Two failure modes do most of the damage. The first is groupthink: whoever speaks first, or loudest, sets the anchor and the rest of the panel calibrates around it. The second is dilution. Kausel, Culbertson and Madrid (2016) showed that interviewers given more unstructured information about a candidate became more confident in their judgements and less accurate; extra detail does not get ignored, it crowds out the scorecard evidence the team is supposed to be weighing.

The fix is mechanical. Every interviewer submits their scorecard before the debrief opens, and no one sees anyone else's scores until they have submitted their own. Independent scoring before any group discussion is the single change that does the most work, because it is what the whole playbook has been pointing at: a scorecard worth defending, filled out from evidence, before the room talks itself into a different answer.

Three flat illustrated cards with arrows: independent scorecards, a round-table discussion, and a final tick mark in a square.
Independent scoring first, then evidence-led debrief, then the decision.

Bohnet (2016) adds a small but useful trick: read horizontally, not vertically. Go through every interviewer's score on capability one before moving to capability two. This forces the panel to notice that the candidate scored a four on judgement and a two on collaboration, instead of folding both into a general "I liked them". Differences between interviewers on the same capability are interesting; differences between capabilities for the same candidate are more interesting. Both get lost in a "did we like them?" debrief.

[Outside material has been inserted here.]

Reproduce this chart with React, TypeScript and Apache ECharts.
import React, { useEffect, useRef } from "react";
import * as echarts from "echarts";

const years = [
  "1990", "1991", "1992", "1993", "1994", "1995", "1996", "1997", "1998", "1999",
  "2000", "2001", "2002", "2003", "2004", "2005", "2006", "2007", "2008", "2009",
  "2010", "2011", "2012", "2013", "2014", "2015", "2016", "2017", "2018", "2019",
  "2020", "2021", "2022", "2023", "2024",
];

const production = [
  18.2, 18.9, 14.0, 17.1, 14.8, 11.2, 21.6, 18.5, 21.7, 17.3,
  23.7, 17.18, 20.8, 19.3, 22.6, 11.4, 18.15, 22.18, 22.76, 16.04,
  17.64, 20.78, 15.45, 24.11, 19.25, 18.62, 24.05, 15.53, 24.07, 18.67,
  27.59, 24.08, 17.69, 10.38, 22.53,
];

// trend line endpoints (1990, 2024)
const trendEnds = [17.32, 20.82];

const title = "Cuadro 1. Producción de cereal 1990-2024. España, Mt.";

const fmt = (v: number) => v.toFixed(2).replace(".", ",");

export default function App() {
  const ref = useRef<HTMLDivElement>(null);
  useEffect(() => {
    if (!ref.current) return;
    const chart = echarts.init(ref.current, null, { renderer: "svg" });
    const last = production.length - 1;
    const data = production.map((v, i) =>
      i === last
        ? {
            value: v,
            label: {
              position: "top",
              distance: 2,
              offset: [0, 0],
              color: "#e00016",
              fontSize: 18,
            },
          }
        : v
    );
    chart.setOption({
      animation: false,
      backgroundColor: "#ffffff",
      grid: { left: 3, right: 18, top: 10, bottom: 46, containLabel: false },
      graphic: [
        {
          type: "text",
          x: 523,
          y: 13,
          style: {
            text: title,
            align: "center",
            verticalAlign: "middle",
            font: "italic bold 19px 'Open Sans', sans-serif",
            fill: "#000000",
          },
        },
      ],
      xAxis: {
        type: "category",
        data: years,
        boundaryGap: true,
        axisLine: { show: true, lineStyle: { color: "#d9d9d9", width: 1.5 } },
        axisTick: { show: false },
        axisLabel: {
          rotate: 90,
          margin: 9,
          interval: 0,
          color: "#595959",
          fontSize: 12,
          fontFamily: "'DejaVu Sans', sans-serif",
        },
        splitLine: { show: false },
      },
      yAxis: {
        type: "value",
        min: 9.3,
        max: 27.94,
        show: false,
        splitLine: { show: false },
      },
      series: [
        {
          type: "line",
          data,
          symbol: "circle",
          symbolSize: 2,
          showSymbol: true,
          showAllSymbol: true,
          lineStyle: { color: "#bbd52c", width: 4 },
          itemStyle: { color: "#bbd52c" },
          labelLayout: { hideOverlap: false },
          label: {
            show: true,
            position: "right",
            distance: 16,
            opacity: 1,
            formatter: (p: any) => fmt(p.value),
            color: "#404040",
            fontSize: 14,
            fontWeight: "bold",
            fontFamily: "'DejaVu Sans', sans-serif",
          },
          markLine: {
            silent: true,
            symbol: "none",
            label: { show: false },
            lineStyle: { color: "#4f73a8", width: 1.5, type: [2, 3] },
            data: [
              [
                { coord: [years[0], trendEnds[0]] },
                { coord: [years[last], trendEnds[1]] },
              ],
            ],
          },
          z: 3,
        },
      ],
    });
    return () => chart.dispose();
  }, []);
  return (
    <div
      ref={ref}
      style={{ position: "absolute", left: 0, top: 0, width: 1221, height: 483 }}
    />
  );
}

The debrief style worth retiring is "let's talk it through and see where we land". It sounds collaborative and is, in practice, where the loudest opinion in the room wins.

The decision and the next interview

The decision rule is the part of the playbook a hiring manager should write down before the first candidate walks in, not after. A workable default: a minimum of three on every must-have capability, and an average above an agreed threshold, computed across all interviewers. Anything below the bar is a no, regardless of how the conversation felt.

Campion, Palmer and Campion (1997) include statistical aggregation - summing or averaging the scores - in their list of the most influential structure components, because it does what panels rarely do voluntarily: it weighs every interviewer's evidence equally and then commits to the result. Clinical prediction, which is the politer name for "let's just discuss it and decide", consistently underperforms the same data run through a sum.

The other half of the rule is what to do with the guide afterwards. Every interview is also data on the guide itself. Levashina, Hartwell, Morgeson and Campion (2013) emphasise that structured interviewing is iterative; the questions that stop discriminating between strong and weak candidates get retired, the ones that do get sharpened, and the scorecard gets a quarterly review like any other piece of operational kit. A hiring manager who does this once a quarter ends up with an interview guide that fits their company specifically, rather than a generic one that fits no one.

Structured hiring is a muscle, not a memo. The first interview run by the playbook will feel awkward. The third will feel deliberate. The tenth will feel obvious, and the team will quietly stop being able to imagine running an interview any other way. That is the point at which the costs the article opened with - the offers extended to candidates who interview well, the decisions no one can defend a year later - stop showing up in the numbers.